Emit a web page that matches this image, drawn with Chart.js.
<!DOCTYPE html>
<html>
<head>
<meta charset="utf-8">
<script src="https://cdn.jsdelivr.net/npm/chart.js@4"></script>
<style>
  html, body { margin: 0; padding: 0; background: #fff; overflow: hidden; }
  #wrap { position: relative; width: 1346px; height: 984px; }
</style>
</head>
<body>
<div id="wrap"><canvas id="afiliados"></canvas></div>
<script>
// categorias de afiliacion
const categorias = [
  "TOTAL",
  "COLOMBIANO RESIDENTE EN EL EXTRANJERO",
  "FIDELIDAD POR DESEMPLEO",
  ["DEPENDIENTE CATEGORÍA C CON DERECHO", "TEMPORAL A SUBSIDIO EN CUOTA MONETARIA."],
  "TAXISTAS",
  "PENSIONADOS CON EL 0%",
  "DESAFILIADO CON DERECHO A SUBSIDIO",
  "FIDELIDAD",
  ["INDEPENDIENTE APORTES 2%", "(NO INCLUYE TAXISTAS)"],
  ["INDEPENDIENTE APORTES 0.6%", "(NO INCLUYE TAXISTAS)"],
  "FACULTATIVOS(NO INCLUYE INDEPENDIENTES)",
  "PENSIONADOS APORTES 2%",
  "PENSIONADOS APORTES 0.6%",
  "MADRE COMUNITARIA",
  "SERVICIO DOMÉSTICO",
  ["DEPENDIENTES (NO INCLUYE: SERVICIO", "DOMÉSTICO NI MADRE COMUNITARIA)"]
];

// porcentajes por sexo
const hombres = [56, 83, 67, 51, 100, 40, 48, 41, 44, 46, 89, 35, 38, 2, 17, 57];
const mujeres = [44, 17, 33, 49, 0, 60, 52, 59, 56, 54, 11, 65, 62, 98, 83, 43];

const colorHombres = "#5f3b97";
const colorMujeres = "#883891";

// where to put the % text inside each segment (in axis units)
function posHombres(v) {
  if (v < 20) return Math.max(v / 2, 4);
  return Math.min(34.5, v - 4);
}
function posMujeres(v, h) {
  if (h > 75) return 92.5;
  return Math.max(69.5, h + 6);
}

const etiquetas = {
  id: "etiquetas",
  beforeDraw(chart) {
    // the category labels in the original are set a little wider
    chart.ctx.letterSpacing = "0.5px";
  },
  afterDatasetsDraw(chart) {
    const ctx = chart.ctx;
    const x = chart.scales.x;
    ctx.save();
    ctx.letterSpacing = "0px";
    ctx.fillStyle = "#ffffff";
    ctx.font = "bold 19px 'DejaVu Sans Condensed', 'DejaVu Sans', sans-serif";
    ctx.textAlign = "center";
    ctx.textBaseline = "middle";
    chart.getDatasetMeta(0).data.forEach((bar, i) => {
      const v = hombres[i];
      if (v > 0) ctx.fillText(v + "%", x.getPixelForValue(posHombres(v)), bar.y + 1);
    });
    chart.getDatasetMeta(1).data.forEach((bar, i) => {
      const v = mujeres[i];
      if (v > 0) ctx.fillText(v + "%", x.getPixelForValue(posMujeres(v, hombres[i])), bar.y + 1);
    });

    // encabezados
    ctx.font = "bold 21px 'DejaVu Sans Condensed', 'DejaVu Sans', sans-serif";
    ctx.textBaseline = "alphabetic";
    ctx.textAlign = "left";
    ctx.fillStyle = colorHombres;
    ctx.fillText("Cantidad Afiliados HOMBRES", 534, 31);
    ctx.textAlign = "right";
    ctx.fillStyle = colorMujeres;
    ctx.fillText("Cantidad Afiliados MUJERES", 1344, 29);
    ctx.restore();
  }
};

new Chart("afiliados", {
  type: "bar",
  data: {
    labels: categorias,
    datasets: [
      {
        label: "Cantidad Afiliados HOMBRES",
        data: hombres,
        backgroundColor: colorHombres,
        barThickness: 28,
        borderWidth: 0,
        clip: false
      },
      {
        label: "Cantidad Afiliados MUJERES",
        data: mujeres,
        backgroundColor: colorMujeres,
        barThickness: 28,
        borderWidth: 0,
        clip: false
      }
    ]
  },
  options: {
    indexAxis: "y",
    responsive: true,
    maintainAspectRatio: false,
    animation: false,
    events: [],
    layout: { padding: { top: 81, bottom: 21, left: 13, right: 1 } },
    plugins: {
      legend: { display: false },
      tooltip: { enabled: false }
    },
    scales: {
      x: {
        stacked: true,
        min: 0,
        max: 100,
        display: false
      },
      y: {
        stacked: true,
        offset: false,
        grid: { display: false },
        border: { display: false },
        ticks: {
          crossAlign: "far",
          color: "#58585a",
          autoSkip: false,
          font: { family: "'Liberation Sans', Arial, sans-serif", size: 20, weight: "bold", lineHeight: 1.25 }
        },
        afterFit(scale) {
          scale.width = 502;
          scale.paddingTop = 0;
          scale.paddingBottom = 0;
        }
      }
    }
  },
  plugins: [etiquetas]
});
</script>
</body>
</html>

....................

Problem to solve:
Type out the full listing again, exactly as given.

Response below:
Emit a web page that matches this image, drawn with Chart.js.
<!DOCTYPE html>
<html>
<head>
<meta charset="utf-8">
<script src="https://cdn.jsdelivr.net/npm/chart.js@4"></script>
<style>
  html, body { margin: 0; padding: 0; background: #fff; overflow: hidden; }
  #wrap { position: relative; width: 1346px; height: 984px; }
</style>
</head>
<body>
<div id="wrap"><canvas id="afiliados"></canvas></div>
<script>
// categorias de afiliacion
const categorias = [
  "TOTAL",
  "COLOMBIANO RESIDENTE EN EL EXTRANJERO",
  "FIDELIDAD POR DESEMPLEO",
  ["DEPENDIENTE CATEGORÍA C CON DERECHO", "TEMPORAL A SUBSIDIO EN CUOTA MONETARIA."],
  "TAXISTAS",
  "PENSIONADOS CON EL 0%",
  "DESAFILIADO CON DERECHO A SUBSIDIO",
  "FIDELIDAD",
  ["INDEPENDIENTE APORTES 2%", "(NO INCLUYE TAXISTAS)"],
  ["INDEPENDIENTE APORTES 0.6%", "(NO INCLUYE TAXISTAS)"],
  "FACULTATIVOS(NO INCLUYE INDEPENDIENTES)",
  "PENSIONADOS APORTES 2%",
  "PENSIONADOS APORTES 0.6%",
  "MADRE COMUNITARIA",
  "SERVICIO DOMÉSTICO",
  ["DEPENDIENTES (NO INCLUYE: SERVICIO", "DOMÉSTICO NI MADRE COMUNITARIA)"]
];

// porcentajes por sexo
const hombres = [56, 83, 67, 51, 100, 40, 48, 41, 44, 46, 89, 35, 38, 2, 17, 57];
const mujeres = [44, 17, 33, 49, 0, 60, 52, 59, 56, 54, 11, 65, 62, 98, 83, 43];

const colorHombres = "#5f3b97";
const colorMujeres = "#883891";

// where to put the % text inside each segment (in axis units)
function posHombres(v) {
  if (v < 20) return Math.max(v / 2, 4);
  return Math.min(34.5, v - 4);
}
function posMujeres(v, h) {
  if (h > 75) return 92.5;
  return Math.max(69.5, h + 6);
}

const etiquetas = {
  id: "etiquetas",
  beforeDraw(chart) {
    // the category labels in the original are set a little wider
    chart.ctx.letterSpacing = "0.5px";
  },
  afterDatasetsDraw(chart) {
    const ctx = chart.ctx;
    const x = chart.scales.x;
    ctx.save();
    ctx.letterSpacing = "0px";
    ctx.fillStyle = "#ffffff";
    ctx.font = "bold 19px 'DejaVu Sans Condensed', 'DejaVu Sans', sans-serif";
    ctx.textAlign = "center";
    ctx.textBaseline = "middle";
    chart.getDatasetMeta(0).data.forEach((bar, i) => {
      const v = hombres[i];
      if (v > 0) ctx.fillText(v + "%", x.getPixelForValue(posHombres(v)), bar.y + 1);
    });
    chart.getDatasetMeta(1).data.forEach((bar, i) => {
      const v = mujeres[i];
      if (v > 0) ctx.fillText(v + "%", x.getPixelForValue(posMujeres(v, hombres[i])), bar.y + 1);
    });

    // encabezados
    ctx.font = "bold 21px 'DejaVu Sans Condensed', 'DejaVu Sans', sans-serif";
    ctx.textBaseline = "alphabetic";
    ctx.textAlign = "left";
    ctx.fillStyle = colorHombres;
    ctx.fillText("Cantidad Afiliados HOMBRES", 534, 31);
    ctx.textAlign = "right";
    ctx.fillStyle = colorMujeres;
    ctx.fillText("Cantidad Afiliados MUJERES", 1344, 29);
    ctx.restore();
  }
};

new Chart("afiliados", {
  type: "bar",
  data: {
    labels: categorias,
    datasets: [
      {
        label: "Cantidad Afiliados HOMBRES",
        data: hombres,
        backgroundColor: colorHombres,
        barThickness: 28,
        borderWidth: 0,
        clip: false
      },
      {
        label: "Cantidad Afiliados MUJERES",
        data: mujeres,
        backgroundColor: colorMujeres,
        barThickness: 28,
        borderWidth: 0,
        clip: false
      }
    ]
  },
  options: {
    indexAxis: "y",
    responsive: true,
    maintainAspectRatio: false,
    animation: false,
    events: [],
    layout: { padding: { top: 81, bottom: 21, left: 13, right: 1 } },
    plugins: {
      legend: { display: false },
      tooltip: { enabled: false }
    },
    scales: {
      x: {
        stacked: true,
        min: 0,
        max: 100,
        display: false
      },
      y: {
        stacked: true,
        offset: false,
        grid: { display: false },
        border: { display: false },
        ticks: {
          crossAlign: "far",
          color: "#58585a",
          autoSkip: false,
          font: { family: "'Liberation Sans', Arial, sans-serif", size: 20, weight: "bold", lineHeight: 1.25 }
        },
        afterFit(scale) {
          scale.width = 502;
          scale.paddingTop = 0;
          scale.paddingBottom = 0;
        }
      }
    }
  },
  plugins: [etiquetas]
});
</script>
</body>
</html>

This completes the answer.